Instruction:
Work out how many lines contain "this". Reply with the count alone.

Data shown:

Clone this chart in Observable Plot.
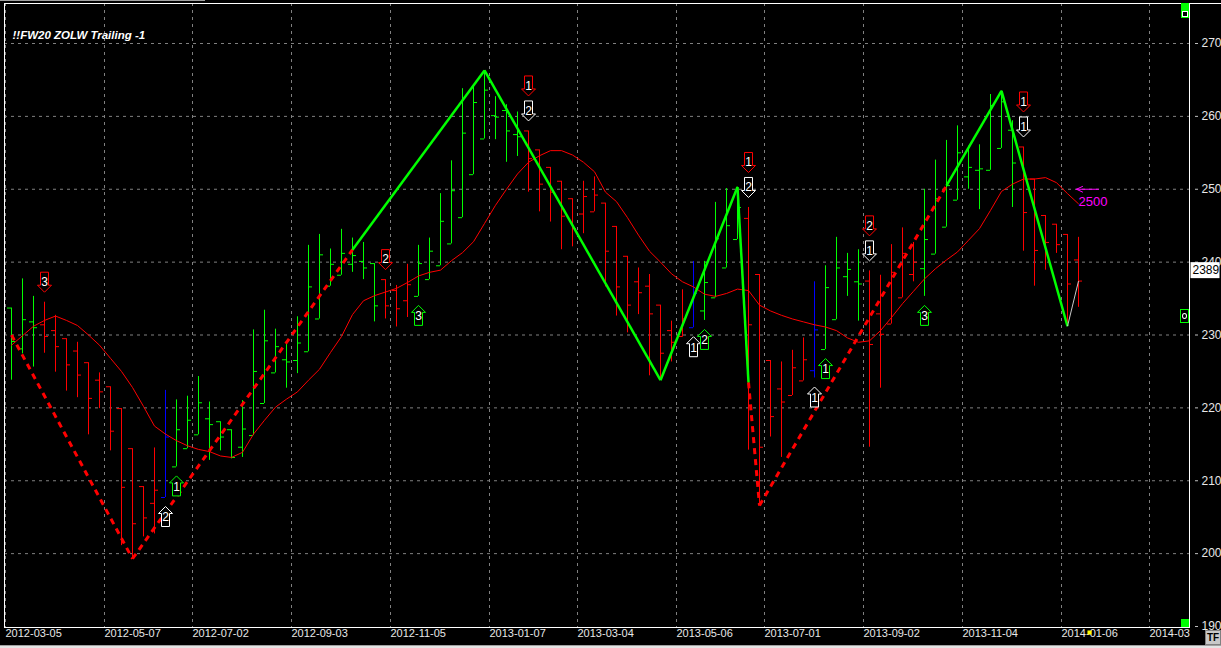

---

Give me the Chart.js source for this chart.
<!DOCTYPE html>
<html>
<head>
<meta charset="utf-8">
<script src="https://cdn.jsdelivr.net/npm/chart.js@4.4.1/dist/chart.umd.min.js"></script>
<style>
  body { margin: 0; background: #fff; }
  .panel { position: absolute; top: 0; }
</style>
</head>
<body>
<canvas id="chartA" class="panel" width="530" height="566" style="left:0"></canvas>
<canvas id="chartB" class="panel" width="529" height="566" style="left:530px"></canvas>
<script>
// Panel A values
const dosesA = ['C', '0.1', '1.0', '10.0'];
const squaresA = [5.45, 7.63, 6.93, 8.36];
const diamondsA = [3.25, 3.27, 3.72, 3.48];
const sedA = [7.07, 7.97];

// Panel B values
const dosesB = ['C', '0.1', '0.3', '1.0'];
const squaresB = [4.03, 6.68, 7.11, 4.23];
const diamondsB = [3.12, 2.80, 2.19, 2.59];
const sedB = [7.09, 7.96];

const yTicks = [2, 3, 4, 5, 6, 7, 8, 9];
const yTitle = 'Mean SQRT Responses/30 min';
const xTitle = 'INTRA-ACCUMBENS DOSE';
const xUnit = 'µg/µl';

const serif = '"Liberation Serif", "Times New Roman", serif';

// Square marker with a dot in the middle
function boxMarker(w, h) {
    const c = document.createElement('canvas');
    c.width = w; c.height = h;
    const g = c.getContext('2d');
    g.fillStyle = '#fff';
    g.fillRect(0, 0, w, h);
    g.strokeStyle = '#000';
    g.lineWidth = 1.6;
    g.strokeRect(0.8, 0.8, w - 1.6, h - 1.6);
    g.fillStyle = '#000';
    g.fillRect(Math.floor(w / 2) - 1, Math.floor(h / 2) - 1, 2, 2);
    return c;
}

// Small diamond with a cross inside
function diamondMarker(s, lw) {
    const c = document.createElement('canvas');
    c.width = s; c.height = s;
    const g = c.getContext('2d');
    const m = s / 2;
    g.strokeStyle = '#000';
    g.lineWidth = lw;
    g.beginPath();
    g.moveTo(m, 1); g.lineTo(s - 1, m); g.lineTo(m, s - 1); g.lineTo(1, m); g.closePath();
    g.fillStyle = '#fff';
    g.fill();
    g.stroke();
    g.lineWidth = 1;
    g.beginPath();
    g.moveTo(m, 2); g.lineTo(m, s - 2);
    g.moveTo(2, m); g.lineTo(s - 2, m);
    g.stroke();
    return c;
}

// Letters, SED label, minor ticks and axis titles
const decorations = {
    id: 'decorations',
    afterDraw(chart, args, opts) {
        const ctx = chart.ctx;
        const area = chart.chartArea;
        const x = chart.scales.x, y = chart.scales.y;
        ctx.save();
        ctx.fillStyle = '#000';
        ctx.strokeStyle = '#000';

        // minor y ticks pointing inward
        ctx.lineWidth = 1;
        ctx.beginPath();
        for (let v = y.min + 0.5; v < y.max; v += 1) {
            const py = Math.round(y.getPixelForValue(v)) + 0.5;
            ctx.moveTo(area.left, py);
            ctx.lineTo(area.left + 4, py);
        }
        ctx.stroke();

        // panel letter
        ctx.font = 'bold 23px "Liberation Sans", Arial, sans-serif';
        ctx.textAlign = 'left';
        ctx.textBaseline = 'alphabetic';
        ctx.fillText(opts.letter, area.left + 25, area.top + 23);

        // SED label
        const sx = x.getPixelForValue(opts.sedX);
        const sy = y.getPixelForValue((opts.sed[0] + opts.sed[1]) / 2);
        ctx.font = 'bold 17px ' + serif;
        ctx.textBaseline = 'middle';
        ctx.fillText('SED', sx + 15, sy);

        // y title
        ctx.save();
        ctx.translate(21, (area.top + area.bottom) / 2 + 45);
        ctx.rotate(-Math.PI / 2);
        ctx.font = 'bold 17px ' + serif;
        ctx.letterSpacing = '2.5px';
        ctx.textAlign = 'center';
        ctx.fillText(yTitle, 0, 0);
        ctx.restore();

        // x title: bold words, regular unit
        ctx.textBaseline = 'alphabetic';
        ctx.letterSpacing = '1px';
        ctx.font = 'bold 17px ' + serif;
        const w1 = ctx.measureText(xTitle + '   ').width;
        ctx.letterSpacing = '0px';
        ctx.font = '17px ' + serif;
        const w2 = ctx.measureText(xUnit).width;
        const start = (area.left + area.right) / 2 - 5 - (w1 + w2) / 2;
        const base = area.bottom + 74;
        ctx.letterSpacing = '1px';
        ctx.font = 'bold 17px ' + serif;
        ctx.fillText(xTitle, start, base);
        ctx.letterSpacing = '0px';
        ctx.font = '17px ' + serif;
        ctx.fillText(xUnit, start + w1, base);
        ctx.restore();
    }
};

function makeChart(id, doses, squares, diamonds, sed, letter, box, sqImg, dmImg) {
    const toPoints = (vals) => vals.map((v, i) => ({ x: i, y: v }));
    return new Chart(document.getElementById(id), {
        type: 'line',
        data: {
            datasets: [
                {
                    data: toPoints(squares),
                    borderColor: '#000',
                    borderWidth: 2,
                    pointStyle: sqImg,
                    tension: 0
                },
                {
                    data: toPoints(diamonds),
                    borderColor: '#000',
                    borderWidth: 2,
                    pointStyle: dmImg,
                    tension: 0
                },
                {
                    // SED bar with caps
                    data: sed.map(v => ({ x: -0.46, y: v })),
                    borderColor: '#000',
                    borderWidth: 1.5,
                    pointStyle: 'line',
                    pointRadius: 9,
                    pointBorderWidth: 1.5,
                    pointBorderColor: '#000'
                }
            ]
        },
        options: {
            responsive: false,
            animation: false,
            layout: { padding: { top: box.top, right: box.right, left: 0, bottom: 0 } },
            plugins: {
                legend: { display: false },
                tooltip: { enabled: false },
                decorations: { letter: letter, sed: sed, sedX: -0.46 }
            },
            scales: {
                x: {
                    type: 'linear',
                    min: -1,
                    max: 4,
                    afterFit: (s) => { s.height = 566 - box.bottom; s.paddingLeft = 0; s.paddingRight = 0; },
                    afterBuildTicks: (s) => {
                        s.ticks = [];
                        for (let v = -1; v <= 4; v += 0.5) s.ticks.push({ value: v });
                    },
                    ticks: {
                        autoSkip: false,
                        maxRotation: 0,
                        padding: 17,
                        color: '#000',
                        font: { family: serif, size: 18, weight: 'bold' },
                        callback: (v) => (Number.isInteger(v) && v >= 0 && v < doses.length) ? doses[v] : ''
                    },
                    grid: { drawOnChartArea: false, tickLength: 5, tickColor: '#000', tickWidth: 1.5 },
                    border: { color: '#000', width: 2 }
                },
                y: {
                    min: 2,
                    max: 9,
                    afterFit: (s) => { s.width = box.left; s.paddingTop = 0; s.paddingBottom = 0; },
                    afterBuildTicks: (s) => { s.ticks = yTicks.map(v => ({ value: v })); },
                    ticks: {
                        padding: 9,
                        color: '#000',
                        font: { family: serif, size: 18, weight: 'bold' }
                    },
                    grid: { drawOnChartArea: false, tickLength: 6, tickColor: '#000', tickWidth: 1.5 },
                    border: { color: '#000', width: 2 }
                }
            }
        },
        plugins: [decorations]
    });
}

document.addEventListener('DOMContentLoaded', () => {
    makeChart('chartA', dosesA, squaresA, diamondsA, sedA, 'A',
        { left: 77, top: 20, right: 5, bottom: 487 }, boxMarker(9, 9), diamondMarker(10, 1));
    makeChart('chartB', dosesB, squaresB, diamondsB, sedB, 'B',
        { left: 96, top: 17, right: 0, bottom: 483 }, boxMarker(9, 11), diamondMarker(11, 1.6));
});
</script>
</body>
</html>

...

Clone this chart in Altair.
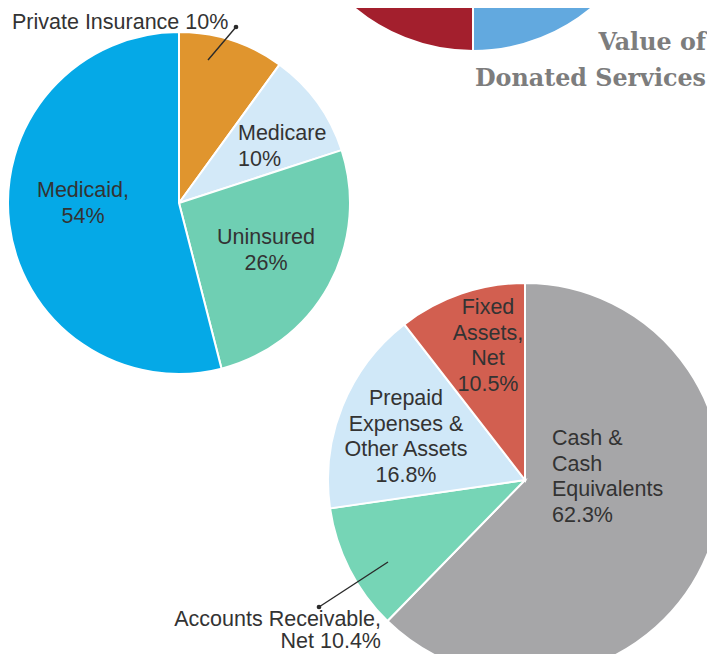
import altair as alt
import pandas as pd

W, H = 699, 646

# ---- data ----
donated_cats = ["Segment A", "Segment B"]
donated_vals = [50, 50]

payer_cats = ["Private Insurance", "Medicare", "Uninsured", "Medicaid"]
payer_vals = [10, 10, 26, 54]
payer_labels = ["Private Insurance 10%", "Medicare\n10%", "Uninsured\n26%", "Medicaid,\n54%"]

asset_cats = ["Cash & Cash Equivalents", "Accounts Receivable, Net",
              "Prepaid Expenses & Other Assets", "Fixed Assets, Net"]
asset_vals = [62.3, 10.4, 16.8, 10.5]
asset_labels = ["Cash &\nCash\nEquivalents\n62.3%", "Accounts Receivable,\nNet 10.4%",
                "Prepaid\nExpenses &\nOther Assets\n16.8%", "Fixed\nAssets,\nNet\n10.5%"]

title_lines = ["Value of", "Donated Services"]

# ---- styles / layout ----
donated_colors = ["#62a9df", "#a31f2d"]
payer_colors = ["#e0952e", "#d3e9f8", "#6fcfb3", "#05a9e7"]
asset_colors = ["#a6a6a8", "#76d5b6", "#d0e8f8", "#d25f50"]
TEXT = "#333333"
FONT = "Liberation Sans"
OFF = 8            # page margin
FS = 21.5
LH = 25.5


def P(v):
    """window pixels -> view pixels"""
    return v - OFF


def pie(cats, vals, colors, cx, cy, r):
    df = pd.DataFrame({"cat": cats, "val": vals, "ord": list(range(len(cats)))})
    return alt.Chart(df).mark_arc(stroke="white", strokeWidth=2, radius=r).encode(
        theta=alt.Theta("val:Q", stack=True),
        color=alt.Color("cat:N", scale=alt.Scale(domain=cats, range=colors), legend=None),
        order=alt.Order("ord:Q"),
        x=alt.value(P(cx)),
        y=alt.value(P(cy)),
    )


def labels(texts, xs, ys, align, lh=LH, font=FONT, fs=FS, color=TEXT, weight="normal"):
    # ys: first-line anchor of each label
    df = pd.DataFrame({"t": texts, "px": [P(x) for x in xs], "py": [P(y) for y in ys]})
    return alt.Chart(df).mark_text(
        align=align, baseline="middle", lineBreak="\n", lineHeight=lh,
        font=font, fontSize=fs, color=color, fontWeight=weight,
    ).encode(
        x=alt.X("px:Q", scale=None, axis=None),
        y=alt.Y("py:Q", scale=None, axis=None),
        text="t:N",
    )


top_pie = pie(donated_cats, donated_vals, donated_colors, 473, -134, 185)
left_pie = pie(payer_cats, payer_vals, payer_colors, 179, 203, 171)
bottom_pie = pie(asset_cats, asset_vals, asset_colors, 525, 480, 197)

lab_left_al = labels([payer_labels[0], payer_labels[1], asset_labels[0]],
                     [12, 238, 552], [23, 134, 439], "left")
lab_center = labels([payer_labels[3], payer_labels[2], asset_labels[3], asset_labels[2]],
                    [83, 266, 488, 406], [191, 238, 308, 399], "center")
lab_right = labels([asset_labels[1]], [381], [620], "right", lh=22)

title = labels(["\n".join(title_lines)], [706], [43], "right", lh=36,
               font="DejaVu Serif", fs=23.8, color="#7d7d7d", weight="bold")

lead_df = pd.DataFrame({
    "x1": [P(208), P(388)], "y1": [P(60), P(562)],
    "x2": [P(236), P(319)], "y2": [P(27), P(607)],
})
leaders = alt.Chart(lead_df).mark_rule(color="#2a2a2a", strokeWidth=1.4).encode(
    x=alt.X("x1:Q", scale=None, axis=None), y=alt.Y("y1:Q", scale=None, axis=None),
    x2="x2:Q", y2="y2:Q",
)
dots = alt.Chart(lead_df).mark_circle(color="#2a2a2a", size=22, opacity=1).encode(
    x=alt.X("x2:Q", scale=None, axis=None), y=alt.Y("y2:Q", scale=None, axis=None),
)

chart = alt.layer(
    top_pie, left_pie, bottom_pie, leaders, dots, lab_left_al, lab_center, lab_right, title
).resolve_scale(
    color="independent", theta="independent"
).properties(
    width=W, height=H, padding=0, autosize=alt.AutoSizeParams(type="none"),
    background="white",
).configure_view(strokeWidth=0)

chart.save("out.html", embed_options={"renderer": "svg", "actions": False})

Complete output:
3